According to trial coverage, they said Richins was carrying about $4.5 million in debt from her real estate business and wrongly believed she would gain access to her husband’s estate, reported at more than $4 million.
They also said she had taken out secret life insurance policies on Eric Richins totaling $2 million.
The State’s Theory Focused on a Fatal Dose of Fentanyl
The prosecution said Eric Richins died in March 2022 after his wife slipped fentanyl into a drink, with reporting indicating the state argued he ingested about five times a lethal dose.
Jurors also found her guilty of attempted aggravated murder tied to an earlier alleged poisoning attempt before the fatal night.
Trial Evidence Painted a Wider Pattern
Coverage of the trial described a broad evidentiary picture: incriminating text messages, internet searches, testimony from people close to Richins, and a former housekeeper who said she supplied fentanyl pills. Prosecutors used that material to argue the death was not accidental, but part of a deliberate plan.
The Defense Argued Investigators Missed Other Possibilities
Richins’ defense attacked the investigation and argued that alternative explanations, including Eric Richins’ possible drug use, were not fully explored. But the defense rested without calling witnesses, and the jury rejected the argument that the state had failed to prove its case.
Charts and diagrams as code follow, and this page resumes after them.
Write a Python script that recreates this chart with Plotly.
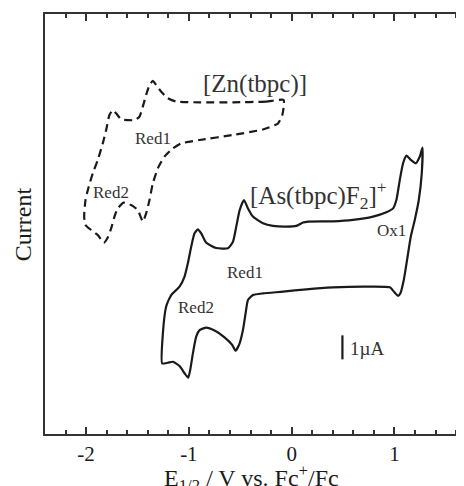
import plotly.graph_objects as go

# [As(tbpc)F2]+ cyclic voltammogram (solid), potential in V vs Fc+/Fc, current in µA (arbitrary offset)
as_potential = [-1.260, -1.253, -1.221, -1.172, -1.091, -1.042, -1.010, -0.977, -0.945, -0.912,
                -0.880, -0.831, -0.734, -0.620, -0.571, -0.539, -0.506, -0.464, -0.425, -0.377,
                -0.279, -0.182, -0.052, 0.045, 0.110, 0.159, 0.403, 0.597, 0.792, 0.922,
                0.987, 1.019, 1.052, 1.084, 1.117, 1.159, 1.208, 1.247, 1.273,
                1.266, 1.237, 1.198, 1.159, 1.123, 1.091, 1.058, 1.036, 1.003, 0.955,
                0.727, 0.403, 0.143, -0.084, -0.279, -0.377, -0.425, -0.448, -0.474, -0.506,
                -0.545, -0.578, -0.653, -0.750, -0.831, -0.896, -0.929, -0.961, -0.987, -1.006,
                -1.042, -1.091, -1.156, -1.205, -1.260]
as_current = [2.94, 4.19, 5.31, 5.79, 6.14, 6.56, 7.11, 7.81, 8.36, 8.53,
              8.36, 7.97, 7.75, 7.74, 8.01, 8.64, 9.33, 9.75, 9.40, 9.06,
              8.78, 8.67, 8.64, 8.67, 8.81, 8.85, 8.86, 8.92, 9.06, 9.24,
              9.40, 9.75, 10.58, 11.28, 11.60, 11.42, 11.28, 11.56, 11.93,
              10.86, 9.75, 8.92, 8.22, 7.25, 6.42, 5.86, 5.75, 5.89, 6.11,
              6.14, 6.11, 6.03, 5.93, 5.86, 5.79, 5.58, 5.03, 4.33, 3.78,
              3.47, 3.71, 4.03, 4.31, 4.43, 4.33, 4.06, 3.36, 2.67, 2.35,
              2.53, 2.83, 3.01, 2.97, 2.94]

# [Zn(tbpc)] cyclic voltammogram (dashed)
zn_potential = [-0.078, -0.247, -0.571, -0.896, -1.123, -1.205, -1.269, -1.318, -1.351, -1.383,
                -1.416, -1.448, -1.481, -1.529, -1.594, -1.659, -1.708, -1.740, -1.773, -1.805,
                -1.838, -1.886, -1.935, -1.974, -2.006, -2.019, -2.006,
                -1.951, -1.886, -1.828, -1.789, -1.756, -1.724, -1.692, -1.636, -1.562, -1.497,
                -1.448, -1.416, -1.383, -1.351, -1.302, -1.237, -1.156, -1.075, -0.896, -0.571,
                -0.279, -0.133, -0.091, -0.078]
zn_current = [13.92, 13.85, 13.82, 13.82, 13.85, 13.99, 14.26, 14.54, 14.71, 14.54,
              14.13, 13.64, 13.22, 13.08, 13.08, 13.11, 13.36, 13.50, 13.29, 12.67,
              12.11, 11.42, 10.86, 10.31, 9.75, 9.06, 8.71,
              8.50, 8.29, 7.97, 8.19, 8.57, 9.06, 9.40, 9.64, 9.54, 9.33,
              8.85, 9.19, 9.75, 10.44, 11.07, 11.56, 11.90, 12.11, 12.25, 12.46,
              12.69, 12.94, 13.29, 13.92]

# 1 µA scale bar
scale_bar_potential = [0.494, 0.494]
scale_bar_current = [3.11, 4.11]

tick_values = [-2, -1, 0, 1]
tick_labels = ["-2", "-1", "0", "1"]
minor_tick_values = [-2.2, -1.8, -1.6, -1.4, -1.2, -0.8, -0.6, -0.4, -0.2,
                     0.2, 0.4, 0.6, 0.8, 1.2, 1.4, 1.6]

label_texts = ["[Zn(tbpc)]", "[As(tbpc)F<sub>2</sub>]<sup>+</sup>", "Red1", "Red2",
               "Red1", "Red2", "Ox1", "1µA"]
label_potential = [-0.36, 0.26, -1.35, -1.756, -0.458, -0.935, 0.971, 0.735]
label_current = [14.6, 9.95, 12.3, 10.06, 6.72, 5.28, 8.5, 3.57]
label_sizes = [25, 25, 17, 17, 17, 17, 17, 19]

FONT = "Liberation Serif, Times New Roman, serif"
INK = "#1a1a1a"
AX = "#333"
X_RANGE = [-2.4, 1.677]

fig = go.Figure()
fig.add_trace(go.Scatter(x=zn_potential, y=zn_current, mode="lines",
                         line=dict(color=INK, width=2.2, dash="8px,5px", shape="spline", smoothing=0.5),
                         showlegend=False, hoverinfo="skip"))
fig.add_trace(go.Scatter(x=as_potential, y=as_current, mode="lines",
                         line=dict(color=INK, width=2.2, shape="spline", smoothing=0.5),
                         showlegend=False, hoverinfo="skip"))
# scale bar drawn on the (identical) top axis so that axis is rendered with its ticks
fig.add_trace(go.Scatter(x=scale_bar_potential, y=scale_bar_current, mode="lines",
                         xaxis="x2", line=dict(color=INK, width=2.2),
                         showlegend=False, hoverinfo="skip"))

for t, x, y, s in zip(label_texts, label_potential, label_current, label_sizes):
    fig.add_annotation(x=x, y=y, text=t, showarrow=False, xanchor="center", yanchor="middle",
                       font=dict(family=FONT, size=s, color="#333"))

fig.add_annotation(x=-0.39, y=-0.105, xref="x", yref="paper",
                   text="E<sub>1/2</sub> / V vs. Fc<sup>+</sup>/Fc", showarrow=False,
                   font=dict(family=FONT, size=24, color=INK), xanchor="center", yanchor="middle")
fig.add_annotation(x=-0.052, y=0.5, xref="paper", yref="paper", text="Current",
                   textangle=-90, showarrow=False, xanchor="center", yanchor="middle",
                   font=dict(family=FONT, size=24, color=INK))

tick_style = dict(showline=True, linecolor=AX, linewidth=1.6, ticks="inside", ticklen=7,
                  tickwidth=1.8, tickcolor=AX, tickmode="array", tickvals=tick_values,
                  showgrid=False, zeroline=False,
                  minor=dict(tickmode="array", tickvals=minor_tick_values, ticks="inside",
                             ticklen=4, tickwidth=1.5, tickcolor=AX, showgrid=False))

fig.update_layout(
    width=464, height=486, margin=dict(l=37, r=8, t=6, b=60),
    plot_bgcolor="white", paper_bgcolor="white",
    xaxis=dict(range=X_RANGE, ticktext=tick_labels,
               tickfont=dict(family=FONT, size=21, color=INK), **tick_style),
    xaxis2=dict(range=X_RANGE, overlaying="x", side="top", anchor="y",
                showticklabels=False, **tick_style),
    yaxis=dict(range=[0, 17.5], showline=True, linecolor=AX, linewidth=1.6,
               ticks="", showticklabels=False, showgrid=False, zeroline=False),
)

fig.write_html("out.html")
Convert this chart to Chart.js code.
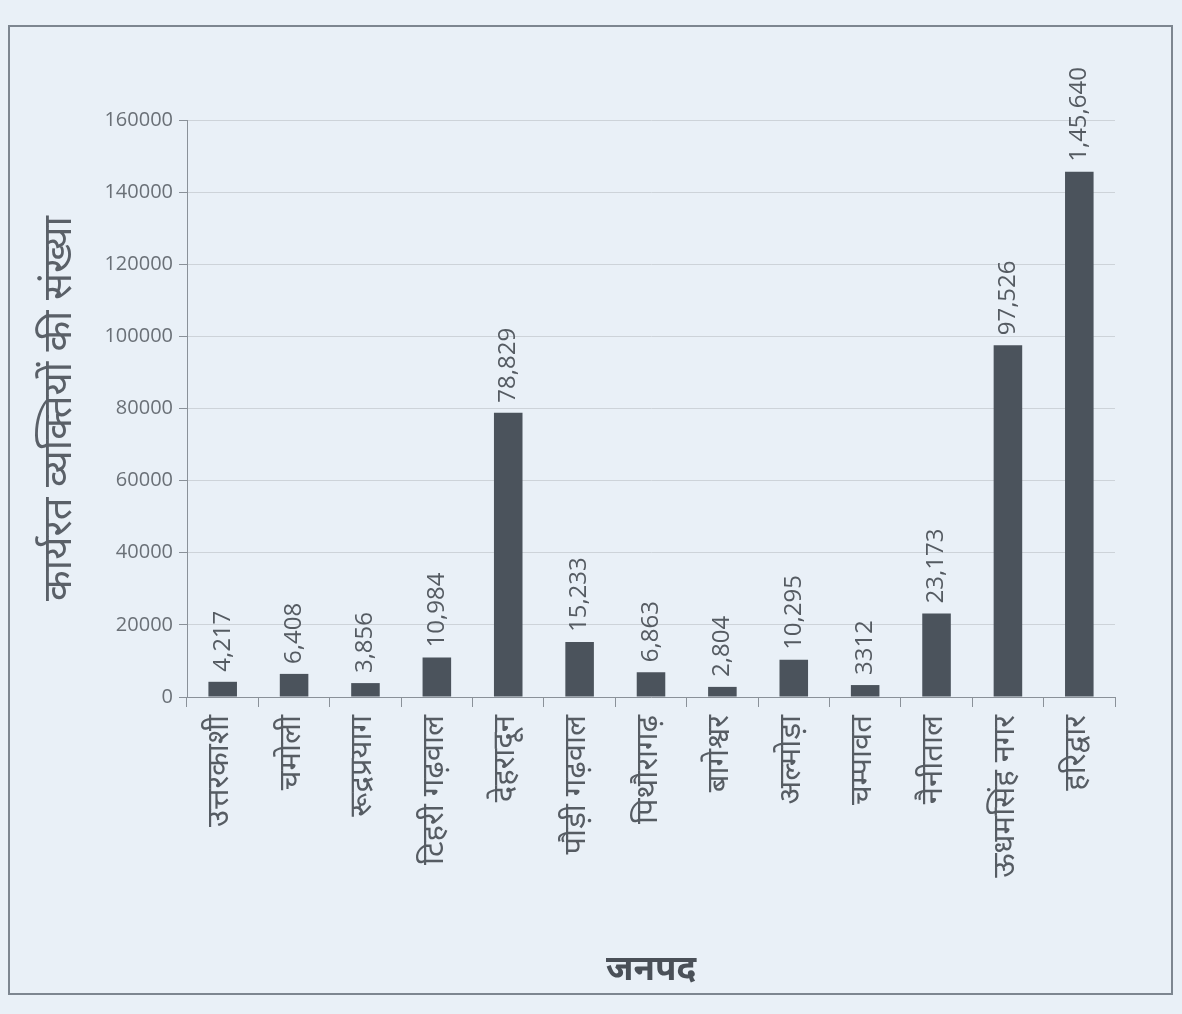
<!DOCTYPE html>
<html><head><meta charset="utf-8">
<script src="https://cdn.jsdelivr.net/npm/chart.js@4.4.1/dist/chart.umd.min.js"></script>
<style>html,body{margin:0;padding:0;background:#e9f0f7;overflow:hidden}</style>
</head><body>
<canvas id="c" width="1182" height="1014"></canvas>
<script>
const categories = ["उत्तरकाशी","चमोली","रूद्रप्रयाग","टिहरी गढ़वाल","देहरादून","पौड़ी गढ़वाल","पिथौरागढ़","बागेश्वर","अल्मोड़ा","चम्पावत","नैनीताल","ऊधमसिंह नगर","हरिद्वार"];
const workers = [4217,6408,3856,10984,78829,15233,6863,2804,10295,3312,23173,97526,145640];
const valueLabels = ["4,217","6,408","3,856","10,984","78,829","15,233","6,863","2,804","10,295","3312","23,173","97,526","1,45,640"];
const yTitle = "कार्यरत व्यक्तियों की संख्या";
const xTitle = "जनपद";

const DEV = "'Noto Sans Devanagari','Lohit Devanagari','Noto Sans','Open Sans',sans-serif";
const NUM = "'Open Sans','Noto Sans',sans-serif";

const frame = {
  id:'frame',
  beforeDraw(chart){
    const {ctx,width,height} = chart;
    ctx.save();
    ctx.fillStyle = '#e9f0f7';
    ctx.fillRect(0,0,width,height);
    ctx.strokeStyle = '#7d8690';
    ctx.lineWidth = 2;
    ctx.strokeRect(9, 26, width-19, height-46);
    ctx.restore();
  }
};
const valueLabelPlugin = {
  id:'valueLabels',
  afterDatasetsDraw(chart){
    const {ctx} = chart;
    const meta = chart.getDatasetMeta(0);
    ctx.save();
    ctx.font = "24px " + NUM;
    ctx.fillStyle = '#555b62';
    ctx.textAlign = 'left';
    ctx.textBaseline = 'middle';
    meta.data.forEach((bar,i)=>{
      ctx.save();
      ctx.translate(bar.x, bar.y - 10);
      ctx.rotate(-Math.PI/2);
      ctx.fillText(valueLabels[i],0,0);
      ctx.restore();
    });
    ctx.restore();
  }
};

new Chart(document.getElementById('c'),{
  type:'bar',
  data:{labels:categories,datasets:[{data:workers,backgroundColor:'#4b535c',barPercentage:0.8,categoryPercentage:0.5}]},
  options:{
    responsive:false,animation:false,
    layout:{padding:{top:120,right:67,bottom:18,left:0}},
    plugins:{legend:{display:false},tooltip:{enabled:false}},
    scales:{
      x:{
        afterFit(s){s.height = 299;},
        grid:{display:true,drawOnChartArea:false,tickLength:10,color:'#8a9199',offset:true},
        border:{color:'#8a9199',width:1},
        ticks:{autoSkip:false,maxRotation:90,minRotation:90,padding:8,color:'#565c63',font:{family:DEV,size:31}},
        title:{display:true,text:xTitle,color:'#4a5058',font:{family:DEV,size:35,weight:'bold'},padding:{top:0,bottom:2}}
      },
      y:{
        min:0,max:160000,
        afterFit(s){s.width = 187;},
        grid:{color:'#cdd3d9',tickLength:8,tickColor:'#8a9199'},
        border:{color:'#8a9199',width:1},
        ticks:{stepSize:20000,padding:6,color:'#6a7077',font:{family:NUM,size:20},callback:(v)=>String(v)},
        title:{display:true,text:yTitle,color:'#5a6068',font:{family:DEV,size:40},padding:{top:40,bottom:0}}
      }
    }
  },
  plugins:[frame,valueLabelPlugin]
});
</script>
</body></html>
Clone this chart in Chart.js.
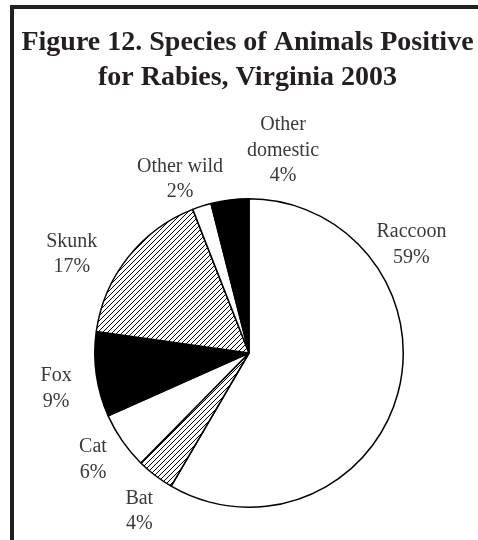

The Children’s Grief Book Became Part of the Story
After her husband’s death, Richins published a children’s book about loss, a fact that turned into one of the most unsettling elements of the trial. Prosecutors treated the book and the public image surrounding it as part of a larger effort to shape how others viewed her after the killing.
Sentencing Is Still Ahead, and Other Charges Remain
Sentencing is scheduled for May 13, 2026, according to current reporting. Richins also still faces a separate case involving 26 additional financial-crime charges, meaning the guilty verdict in the murder case may not be the final legal chapter.